Logan Gragg started his first three games in an OSU uniform on the mound, just as he has started his baseball career that led him to Stillwater.

Those first three outings didn’t go as expected as he only made it a combined eight 1/3 innings where he allowed 14 hits and 12 runs. Gragg, who transferred from Connors State Junior College, has settled in since, as he has allowed only three runs in his past seven outings. His role is different now, though, as he is coming out of the bullpen.

“This year is the first time I’ve ever come out of the bullpen in my whole life,” Gragg said. “I’ve been a starter my whole life. That hardest thing is just knowing yourself in the bullpen, getting used to that. You don’t want to burn yourself out before you go in, just having to pace the game and pace whoever’s on the mound before you.”

Gragg said the transition from junior college ball to Division-I ball was tougher than he expected. He said he was able to get away with a lot more fastballs while at Connors. In Stillwater, he is having to work more on location and offspeed pitches.

Gragg said he talks with OSU pitching coach Rob Walton about once a week about the different things that can go through a pitcher’s head during a game. He said that’s helped build his confidence. Gragg said he enjoys coming out of the bullpen now.

“You know you just have to do your job for an inning or two,” Gragg said. “So, you go out and give everything you have and let it rip.”

Gragg is still working on chipping his ERA down from his first few outings. It’s at 6.26 on the season. He has 20 strikeouts through his first 27 1/3 innings of work as a Cowboy.

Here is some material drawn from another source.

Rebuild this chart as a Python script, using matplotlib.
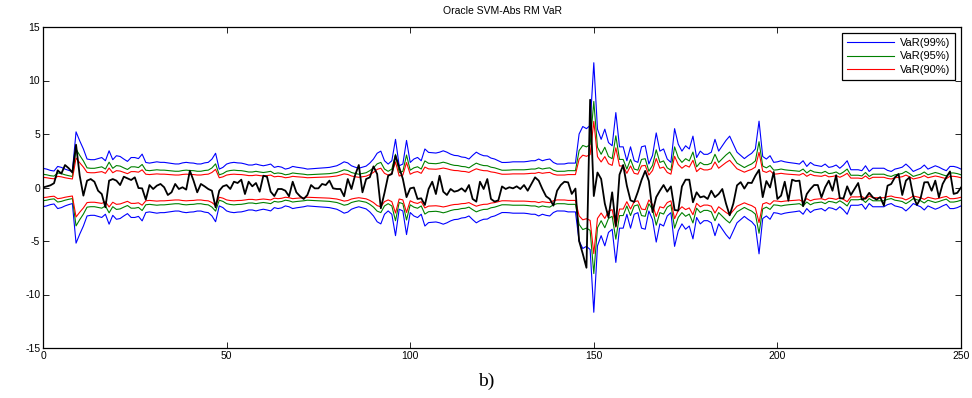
import numpy as np
import matplotlib
matplotlib.use("Agg")
import matplotlib.pyplot as plt

# returns (black line), t = 0..250
returns = [
    0.0, 0.1, 0.2, 0.4, 1.6, 1.3, 2.1, 1.8, 1.4, 4.0,
    1.1, -0.76, 0.64, 0.79, 0.54, -0.3, -0.61, -1.85, 0.64, 0.79,
    0.64, 0.23, 1.01, 0.85, 0.7, 0.95, -0.05, -0.08, -1.13, 0.23,
    -0.14, 0.17, 0.33, 0.02, -0.7, -0.45, 0.33, -0.14, 0.02, -0.2,
    1.57, 0.64, -0.45, 0.33, 0.11, -0.14, -0.3, -1.85, -0.3, 0.11,
    0.23, -0.14, 0.54, 0.42, 0.73, -0.61, 0.54, 0.11, 0.42, -0.39,
    1.1, 1.01, -0.39, -0.8, -0.14, -0.14, -0.3, -0.82, 0.54, -0.45,
    -0.82, -1.07, -0.7, 0.23, -0.08, -0.08, 0.33, 0.23, 0.64, -0.08,
    -0.14, -0.14, -0.82, 0.79, -0.14, 1.16, 2.1, -0.45, 0.79, 0.95,
    1.97, 1.26, -1.94, -0.5, 1.1, 1.26, 2.97, 1.88, 0.8, -0.9,
    -0.08, 0.0, -1.07, -1.01, -1.63, -0.14, 0.54, -0.61, 1.1, -0.39,
    -0.7, -0.14, -0.39, -0.3, -0.08, -0.39, 0.23, -1.07, -1.32, 0.54,
    -0.14, 0.79, -1.07, -1.32, -1.2, 0.1, -0.14, 0.02, -0.08, 0.11,
    -0.14, 0.23, -0.3, 0.33, 0.95, 0.64, -0.14, -0.82, -1.07, -1.69,
    -0.3, 0.23, 0.54, 0.48, -0.6, -0.1, -5.0, -6.2, -7.5, 8.2,
    -0.8, 1.4, 0.8, -1.5, -2.8, -0.45, -3.6, 1.2, 2.1, 0.17,
    -1.2, -1.35, -0.4, 0.7, 1.55, 0.6, -2.3, -0.9, -0.3, 0.23,
    -0.39, 0.1, -2.1, -2.16, 0.1, 0.73, 0.73, -1.38, -0.45, -0.92,
    -0.82, -1.07, -0.3, -0.9, -0.61, -0.14, -1.5, -2.6, -1.5, 0.2,
    0.5, -0.1, 0.45, 0.42, 1.1, 1.65, -0.9, 0.6, 0.0, 1.45,
    -1.07, -0.76, 0.54, -1.23, 0.73, 0.6, 0.64, -1.75, -0.61, -0.14,
    0.23, 0.23, -0.92, 0.02, 0.64, -0.3, 1.15, -1.01, -1.01, 0.11,
    -0.7, -0.14, 0.42, -1.13, -1.0, -0.5, -0.92, -1.13, -0.9, -1.69,
    0.17, 0.33, 0.95, 1.26, -0.7, 0.64, 0.95, -0.82, -1.63, -1.0,
    0.48, 0.5, -0.3, 0.64, -0.92, 0.33, 0.95, 1.5, -0.6, -0.5,
    0.0,
]

# upper VaR(99%) band (lower band is its mirror)
var99 = [
    1.79, 1.72, 1.6, 1.54, 1.97, 1.88, 1.72, 1.6, 1.5, 5.2,
    4.36, 3.6, 2.66, 2.6, 2.6, 2.7, 2.8, 2.5, 3.43, 2.6,
    2.97, 2.9, 2.66, 2.44, 2.8, 2.8, 2.7, 3.12, 2.34, 2.28,
    2.34, 2.4, 2.35, 2.35, 2.3, 2.25, 2.2, 2.2, 2.3, 2.35,
    2.3, 2.28, 2.2, 2.2, 2.3, 2.35, 2.65, 3.2, 1.72, 1.88,
    2.19, 2.3, 2.35, 2.3, 2.28, 2.2, 2.1, 2.1, 2.19, 2.1,
    2.03, 2.1, 2.19, 1.88, 1.97, 1.9, 1.72, 1.8, 1.97, 1.9,
    1.85, 1.8, 1.72, 1.75, 1.78, 1.8, 1.82, 1.85, 1.88, 1.95,
    2.03, 2.2, 2.4, 2.3, 2.03, 1.9, 1.8, 1.9, 2.0, 2.28,
    2.66, 3.2, 3.4, 2.5, 2.19, 2.5, 4.5, 2.03, 2.19, 4.4,
    2.34, 2.66, 2.81, 2.5, 3.6, 3.28, 3.25, 3.22, 3.3, 3.43,
    3.3, 3.12, 3.0, 2.97, 2.85, 2.81, 2.66, 3.0, 3.3, 3.1,
    2.97, 2.95, 2.75, 2.66, 2.5, 2.34, 2.34, 2.36, 2.4, 2.4,
    2.4, 2.4, 2.44, 2.5, 2.5, 2.66, 2.5, 2.6, 2.66, 2.34,
    2.19, 2.2, 2.2, 2.28, 2.28, 2.28, 5.0, 5.7, 5.5, 5.8,
    11.66, 5.45, 4.5, 5.45, 4.2, 3.9, 7.0, 3.8, 3.8, 2.5,
    3.8, 2.5, 2.35, 3.8, 3.9, 2.2, 3.0, 5.1, 3.4, 3.6,
    2.66, 2.35, 5.5, 4.05, 3.4, 3.9, 3.6, 4.8, 2.8, 3.4,
    3.1, 3.1, 3.3, 4.5, 3.4, 3.9, 4.4, 4.8, 4.05, 3.3,
    3.0, 2.7, 2.97, 3.2, 3.6, 6.2, 2.9, 2.66, 2.97, 2.35,
    2.4, 2.5, 2.4, 2.34, 2.3, 2.25, 2.19, 2.5, 1.97, 2.34,
    2.1, 2.03, 1.97, 2.19, 1.88, 1.95, 2.1, 1.8, 2.1, 2.5,
    1.66, 1.66, 1.66, 1.57, 2.03, 1.5, 1.8, 1.8, 1.8, 1.8,
    1.6, 1.5, 1.72, 1.8, 1.9, 2.19, 1.88, 1.5, 1.66, 1.8,
    2.1, 1.72, 1.88, 2.03, 1.9, 1.72, 1.57, 1.97, 1.97, 1.88,
    1.72,
]

# band width of the 95% and 90% levels relative to the 99% band
ratio95 = 0.69
ratio90 = 0.53

labels = ["VaR(99%)", "VaR(95%)", "VaR(90%)"]
colors = ["#0000ff", "#008000", "#ff0000"]

plt.rcParams["font.family"] = ["Liberation Sans", "DejaVu Sans"]
plt.rcParams["axes.unicode_minus"] = False

t = np.arange(len(returns))
v99 = np.array(var99)
bands = [v99, v99 * ratio95, v99 * ratio90]

fig = plt.figure(figsize=(9.72, 3.98), dpi=100)
ax = fig.add_axes([43 / 972, 50 / 398, 918 / 972, 321 / 398])

for band, lab, col in zip(bands, labels, colors):
    ax.plot(t, band, color=col, lw=0.8, label=lab)
    ax.plot(t, -band, color=col, lw=0.8)
ax.plot(t, returns, color="black", lw=1.3)

ax.set_xlim(0, 250)
ax.set_ylim(-15, 15)
ax.set_xticks(np.arange(0, 251, 50))
ax.set_yticks(np.arange(-15, 16, 5))
ax.tick_params(direction="in", top=True, right=True, length=4, width=0.6,
               labelsize=7.5, pad=2)
for s in ax.spines.values():
    s.set_linewidth(0.9)

ax.set_title("Oracle SVM-Abs RM VaR", fontsize=7.5, pad=9)

leg = ax.legend(loc="upper right", fontsize=8, handlelength=4.2,
                fancybox=False, framealpha=1, edgecolor="black",
                borderaxespad=0.5, labelspacing=0.3, handletextpad=0.5,
                borderpad=0.5)
leg.get_frame().set_linewidth(0.9)

fig.text(0.5, 0.02, "b)", family="Liberation Serif", fontsize=14,
         ha="center", va="bottom")

fig.savefig("out.png", dpi=100)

“I think he’s taken to it real well,” Holliday said. “It was a really good decision to allow him to kinda figure a few things out. As a starter, you only get to pitch once a week, and as a reliever, you get a chance to be on call two or three days a week and in shorter doses. I think Logan is starting to really realize that his pitches when thrown correctly, especially in a short window of time, can be very high-end pitches.”

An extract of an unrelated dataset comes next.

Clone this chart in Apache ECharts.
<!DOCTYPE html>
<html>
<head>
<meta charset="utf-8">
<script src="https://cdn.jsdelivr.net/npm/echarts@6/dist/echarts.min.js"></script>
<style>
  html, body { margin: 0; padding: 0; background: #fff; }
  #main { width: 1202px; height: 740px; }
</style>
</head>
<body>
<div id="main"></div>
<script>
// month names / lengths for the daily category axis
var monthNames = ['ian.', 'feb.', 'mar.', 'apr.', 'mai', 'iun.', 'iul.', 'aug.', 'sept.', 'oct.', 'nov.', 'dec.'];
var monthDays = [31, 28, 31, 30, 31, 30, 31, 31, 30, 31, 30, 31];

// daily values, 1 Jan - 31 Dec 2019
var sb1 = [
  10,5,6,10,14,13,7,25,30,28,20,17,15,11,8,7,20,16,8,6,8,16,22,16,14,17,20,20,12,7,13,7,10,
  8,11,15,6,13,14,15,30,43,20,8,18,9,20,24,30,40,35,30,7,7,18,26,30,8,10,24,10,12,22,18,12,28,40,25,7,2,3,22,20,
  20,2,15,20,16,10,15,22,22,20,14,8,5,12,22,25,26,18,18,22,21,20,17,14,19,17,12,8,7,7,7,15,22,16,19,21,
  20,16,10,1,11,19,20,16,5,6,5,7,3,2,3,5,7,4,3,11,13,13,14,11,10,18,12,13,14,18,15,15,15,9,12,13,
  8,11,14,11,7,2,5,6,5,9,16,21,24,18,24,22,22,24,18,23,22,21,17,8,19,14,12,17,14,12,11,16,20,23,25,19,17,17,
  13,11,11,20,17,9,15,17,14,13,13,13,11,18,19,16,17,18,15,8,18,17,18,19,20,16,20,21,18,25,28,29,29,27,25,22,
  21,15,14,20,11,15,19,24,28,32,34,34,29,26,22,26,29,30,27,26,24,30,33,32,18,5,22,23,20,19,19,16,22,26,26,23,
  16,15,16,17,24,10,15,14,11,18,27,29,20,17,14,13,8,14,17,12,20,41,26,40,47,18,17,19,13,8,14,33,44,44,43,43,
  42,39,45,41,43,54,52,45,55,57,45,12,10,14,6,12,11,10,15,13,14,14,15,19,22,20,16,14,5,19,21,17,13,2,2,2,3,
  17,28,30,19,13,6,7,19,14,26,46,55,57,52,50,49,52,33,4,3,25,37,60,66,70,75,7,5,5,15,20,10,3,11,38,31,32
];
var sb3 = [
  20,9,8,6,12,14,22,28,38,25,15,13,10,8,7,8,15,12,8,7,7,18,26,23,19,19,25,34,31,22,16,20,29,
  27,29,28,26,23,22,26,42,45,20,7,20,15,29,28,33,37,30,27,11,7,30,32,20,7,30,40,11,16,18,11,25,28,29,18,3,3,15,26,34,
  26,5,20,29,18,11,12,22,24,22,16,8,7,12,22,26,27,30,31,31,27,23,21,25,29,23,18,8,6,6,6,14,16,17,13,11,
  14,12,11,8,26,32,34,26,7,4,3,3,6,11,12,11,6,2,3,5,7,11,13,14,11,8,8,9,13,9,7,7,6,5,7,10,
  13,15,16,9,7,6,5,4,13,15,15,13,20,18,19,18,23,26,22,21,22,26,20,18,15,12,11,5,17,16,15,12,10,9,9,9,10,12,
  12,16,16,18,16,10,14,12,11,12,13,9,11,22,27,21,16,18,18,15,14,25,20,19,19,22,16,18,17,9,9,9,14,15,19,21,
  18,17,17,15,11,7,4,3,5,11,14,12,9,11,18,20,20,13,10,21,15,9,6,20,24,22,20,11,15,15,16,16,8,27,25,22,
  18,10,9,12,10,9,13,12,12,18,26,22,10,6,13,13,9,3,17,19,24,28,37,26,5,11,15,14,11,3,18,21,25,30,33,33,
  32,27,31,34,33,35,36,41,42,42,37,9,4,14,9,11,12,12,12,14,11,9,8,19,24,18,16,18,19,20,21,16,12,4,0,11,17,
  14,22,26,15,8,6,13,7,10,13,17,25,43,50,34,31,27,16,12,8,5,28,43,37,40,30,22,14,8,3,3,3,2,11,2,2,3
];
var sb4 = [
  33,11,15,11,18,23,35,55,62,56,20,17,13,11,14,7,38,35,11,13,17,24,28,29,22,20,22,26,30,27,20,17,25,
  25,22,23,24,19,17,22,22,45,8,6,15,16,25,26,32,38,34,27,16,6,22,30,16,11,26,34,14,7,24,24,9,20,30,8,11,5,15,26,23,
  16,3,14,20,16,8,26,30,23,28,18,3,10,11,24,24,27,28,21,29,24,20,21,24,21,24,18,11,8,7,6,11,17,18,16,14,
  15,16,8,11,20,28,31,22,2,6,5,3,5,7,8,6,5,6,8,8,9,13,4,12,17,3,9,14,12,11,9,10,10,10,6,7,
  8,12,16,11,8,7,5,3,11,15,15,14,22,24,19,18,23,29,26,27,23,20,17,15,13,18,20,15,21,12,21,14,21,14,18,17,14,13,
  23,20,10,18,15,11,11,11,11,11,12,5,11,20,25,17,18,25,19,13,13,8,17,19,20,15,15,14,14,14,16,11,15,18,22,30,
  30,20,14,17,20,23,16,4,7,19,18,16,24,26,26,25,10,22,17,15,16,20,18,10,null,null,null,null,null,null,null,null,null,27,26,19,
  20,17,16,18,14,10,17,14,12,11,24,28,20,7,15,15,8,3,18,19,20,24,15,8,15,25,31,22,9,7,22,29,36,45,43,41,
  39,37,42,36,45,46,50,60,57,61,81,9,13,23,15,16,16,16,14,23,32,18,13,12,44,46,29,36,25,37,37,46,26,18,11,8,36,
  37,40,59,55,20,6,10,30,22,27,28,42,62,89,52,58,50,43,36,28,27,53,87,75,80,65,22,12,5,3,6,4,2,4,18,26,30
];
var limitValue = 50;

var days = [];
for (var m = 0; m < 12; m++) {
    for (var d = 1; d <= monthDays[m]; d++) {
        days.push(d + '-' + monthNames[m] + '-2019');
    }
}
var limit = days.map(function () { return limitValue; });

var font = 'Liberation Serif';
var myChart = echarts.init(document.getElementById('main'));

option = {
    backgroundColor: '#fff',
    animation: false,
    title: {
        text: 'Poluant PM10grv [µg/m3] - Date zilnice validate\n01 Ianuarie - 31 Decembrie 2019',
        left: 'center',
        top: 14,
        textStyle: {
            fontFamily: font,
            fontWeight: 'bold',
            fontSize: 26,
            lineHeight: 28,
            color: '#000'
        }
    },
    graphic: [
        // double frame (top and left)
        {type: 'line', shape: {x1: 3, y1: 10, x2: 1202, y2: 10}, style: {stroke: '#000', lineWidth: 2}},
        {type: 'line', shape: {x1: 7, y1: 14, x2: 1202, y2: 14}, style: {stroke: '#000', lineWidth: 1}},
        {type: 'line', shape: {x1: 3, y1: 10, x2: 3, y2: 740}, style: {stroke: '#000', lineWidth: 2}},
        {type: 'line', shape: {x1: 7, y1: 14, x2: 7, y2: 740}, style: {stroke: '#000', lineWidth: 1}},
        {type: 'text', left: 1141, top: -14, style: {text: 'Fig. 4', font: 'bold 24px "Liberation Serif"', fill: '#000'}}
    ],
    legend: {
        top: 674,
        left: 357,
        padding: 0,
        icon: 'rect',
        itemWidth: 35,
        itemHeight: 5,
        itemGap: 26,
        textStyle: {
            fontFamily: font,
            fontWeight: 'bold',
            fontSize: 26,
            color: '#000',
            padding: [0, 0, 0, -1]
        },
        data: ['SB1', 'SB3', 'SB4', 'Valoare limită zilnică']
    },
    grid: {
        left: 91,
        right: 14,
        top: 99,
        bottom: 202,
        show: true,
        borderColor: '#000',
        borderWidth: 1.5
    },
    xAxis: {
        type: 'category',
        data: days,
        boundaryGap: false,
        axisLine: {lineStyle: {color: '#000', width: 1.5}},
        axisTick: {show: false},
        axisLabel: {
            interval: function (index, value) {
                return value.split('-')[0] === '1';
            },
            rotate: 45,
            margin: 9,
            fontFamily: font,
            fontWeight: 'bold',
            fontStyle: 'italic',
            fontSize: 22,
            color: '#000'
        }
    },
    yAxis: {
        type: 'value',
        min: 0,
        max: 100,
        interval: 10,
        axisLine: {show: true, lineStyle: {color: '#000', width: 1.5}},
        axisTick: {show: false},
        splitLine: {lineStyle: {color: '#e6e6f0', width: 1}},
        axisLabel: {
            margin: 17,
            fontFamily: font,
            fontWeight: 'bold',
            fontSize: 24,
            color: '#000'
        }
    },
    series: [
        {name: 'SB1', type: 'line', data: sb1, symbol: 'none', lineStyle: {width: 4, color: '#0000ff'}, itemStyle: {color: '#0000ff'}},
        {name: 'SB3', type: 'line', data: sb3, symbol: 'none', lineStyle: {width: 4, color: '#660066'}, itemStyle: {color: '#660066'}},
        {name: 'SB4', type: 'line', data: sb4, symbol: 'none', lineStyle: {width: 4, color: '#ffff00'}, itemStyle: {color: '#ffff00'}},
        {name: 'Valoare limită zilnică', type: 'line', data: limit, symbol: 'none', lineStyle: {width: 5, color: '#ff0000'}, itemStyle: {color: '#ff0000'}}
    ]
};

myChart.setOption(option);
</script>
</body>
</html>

Holliday Goes Off about Prospective Baseball Changes

Josh Holliday got asked about pace of play today, and boy did he have a sermon to give. Strap in because here is that speech in it’s entirety. This is all from one question. If you don’t feel like reading a novel, the video of his speech is below. It starts at 15:25.

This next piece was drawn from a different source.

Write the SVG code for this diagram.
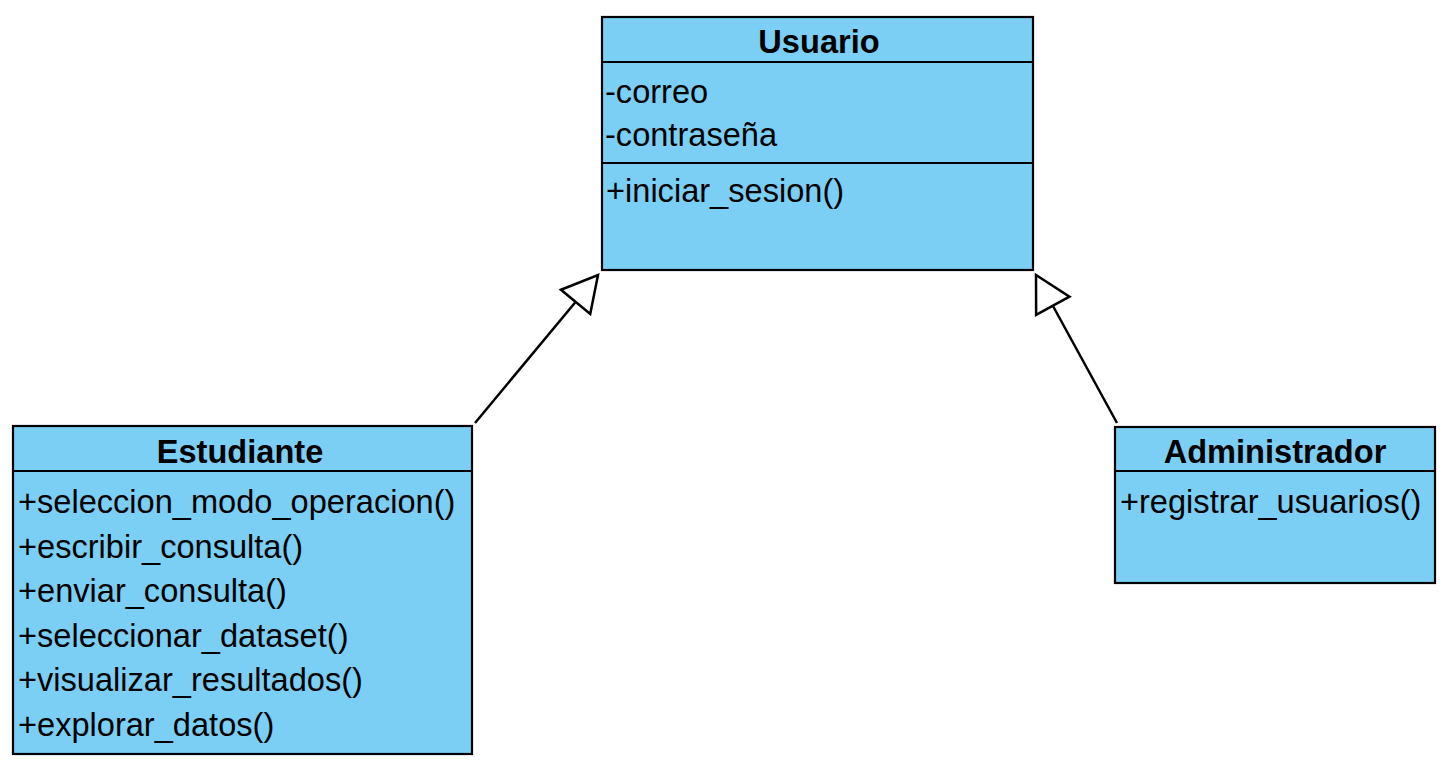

“I’m not a big fan of all these ridiculous ideas that people are coming up with,” Holliday said. “If people don’t like baseball, then they don’t need to come watch it. I don’t mean that for the college game. I mean some of these things that we’re talking about doing for professional baseball, like not playing extra innings and some of these things, I think if people don’t want to watch anymore, just go home. The people that stay and watch a 14-inning game, wanted to watch the whole 14 innings. People that didn’t want to watch, didn’t want to, and that’s OK, too.

“I don’t think you cater or tailor a game of baseball to a casual fan. I think baseball has been and always will be a unique game. The people that love it and follow it passionately, love it because it’s different, and it’s not played on a clock. To sit here and take a sport with history and tradition and a sport with statistics that you can look at and, maybe other than the steroid era, compare someone from 1900 to someone from 2019 is what makes baseball one of the most unique games to ever watch and be a fan of. To start changing the height of the mound, the distance of the mound, all these things they talk about, I think they’re terrible ideas. They’re terrible.

“People that want to try to reinvent it, like I said, if they don’t like it, don’t come or come for five innings. Most people that come to things anymore don’t even watch. They look at their phone the whole time. I don’t think we change baseball for people that don’t like baseball.

“Now, college pace of play, yes. We need to play our game in three hours. We don’t need to play our game in four and a half hours. So, we need to look at how to play better baseball more efficiently. That is true. But to think that at the major league level, we’re going to change a game played by professionals, this is really, really, really strange logic. Whoever is up there getting paid to come up with those ideas, they need to go think of something else. It’s stupid. It’s really stupid.

“We made an attempt last year in the Big 12 to play with a 15-second pitch clock, it had moderate return. Do we need to play college baseball faster, yes. Do we need to be able to play it in three hours instead of four and a half, yes we do. But, some of the crazy proposals to change baseball and come up with these things because people don’t want to watch extra-inning games, I hear that all the time, and I go, ‘That just means they don’t like baseball.’

“The thing that would speed (the college game) up would be, the most drastic thing that will never happen, that’s play with wood bats. I do think it would see the speed of a college game shrink by 15 or 20 minutes, that’d be good. Seven-inning baseball is not the answer. That’s also a bad idea. They’ve talk about earpieces. You can talk about the strike zone being called bigger. That’s a possibility, by the book. I’d prefer adjustments be made inside of the game that we know, not changing that game that we know. Not a fan of that.

“People come up with some of these ideas, I don’t think they ever played baseball. To me, you don’t play for a tie in baseball. You don’t have a 12-inning tie. You ask my brother (Matt Holliday), he played Major League Baseball for 15 years, and he’d say after about 14 or 15 innings, you’re better off tying than playing 20 innings because what it does to the players bodies and the bullpen in all that. Some of these other ideas, crazy. Crazy.

“You gonna make the basketball goal 11-feet high because guys dunk too easily now? They’re talking about scooting the pitcher’s mound back. Are you kidding me? What are you going to start playing NBA basketball on 11-foot goals? Some of it’s just a little out there for me.”